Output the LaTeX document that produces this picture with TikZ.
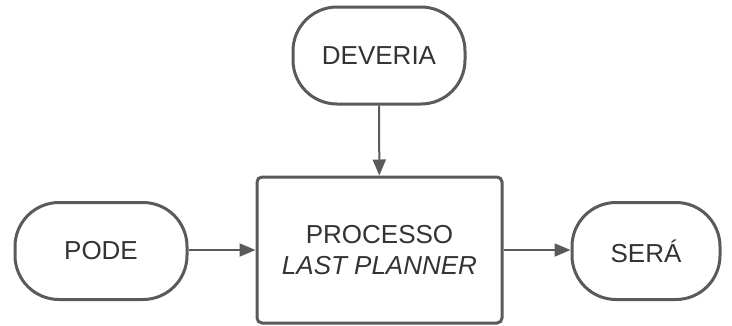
\documentclass[tikz,border=0pt]{standalone}
\usepackage{fontspec}
\setmainfont{Liberation Sans}
\usetikzlibrary{arrows.meta}
\definecolor{edge}{HTML}{5A5A5A}
\definecolor{ink}{HTML}{333333}
\begin{document}
\begin{tikzpicture}[x=1pt,y=-1pt,
  lbl/.style={font=\fontsize{26}{32}\selectfont, text=ink},
  pill/.style={draw=edge, line width=3pt, fill=white, rounded corners=44pt,
    minimum width=172pt, minimum height=97pt, inner sep=0pt, lbl},
  procbox/.style={draw=edge, line width=3pt, fill=white, rounded corners=5pt,
    minimum width=245pt, minimum height=146pt, inner sep=0pt, lbl, align=center},
  flow/.style={draw=edge, line width=2pt, -{Triangle[length=16pt,width=13pt]}}]
  \useasboundingbox (0,0) rectangle (732,325);
  \node[pill] (dev) at (379,55.5) {DEVERIA};
  \node[procbox] (proc) at (379.5,250) {PROCESSO\\[-1pt]\textit{LAST PLANNER}};
  \node[pill] (pode) at (101,251) {PODE};
  \node[pill, minimum width=148pt] (sera) at (646,251) {SERÁ};
  \draw[flow] (dev) -- (proc);
  \draw[flow] (pode.east |- proc.west) -- (proc.west);
  \draw[flow] (proc.east) -- (sera.west |- proc.east);
\end{tikzpicture}
\end{document}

OBJECTIVE:
Pictures are excluded; copy all other data exactly as shown.

EXERCISE ANSWER:
Output the LaTeX document that produces this picture with TikZ.
\documentclass[tikz,border=0pt]{standalone}
\usepackage{fontspec}
\setmainfont{Liberation Sans}
\usetikzlibrary{arrows.meta}
\definecolor{edge}{HTML}{5A5A5A}
\definecolor{ink}{HTML}{333333}
\begin{document}
\begin{tikzpicture}[x=1pt,y=-1pt,
  lbl/.style={font=\fontsize{26}{32}\selectfont, text=ink},
  pill/.style={draw=edge, line width=3pt, fill=white, rounded corners=44pt,
    minimum width=172pt, minimum height=97pt, inner sep=0pt, lbl},
  procbox/.style={draw=edge, line width=3pt, fill=white, rounded corners=5pt,
    minimum width=245pt, minimum height=146pt, inner sep=0pt, lbl, align=center},
  flow/.style={draw=edge, line width=2pt, -{Triangle[length=16pt,width=13pt]}}]
  \useasboundingbox (0,0) rectangle (732,325);
  \node[pill] (dev) at (379,55.5) {DEVERIA};
  \node[procbox] (proc) at (379.5,250) {PROCESSO\\[-1pt]\textit{LAST PLANNER}};
  \node[pill] (pode) at (101,251) {PODE};
  \node[pill, minimum width=148pt] (sera) at (646,251) {SERÁ};
  \draw[flow] (dev) -- (proc);
  \draw[flow] (pode.east |- proc.west) -- (proc.west);
  \draw[flow] (proc.east) -- (sera.west |- proc.east);
\end{tikzpicture}
\end{document}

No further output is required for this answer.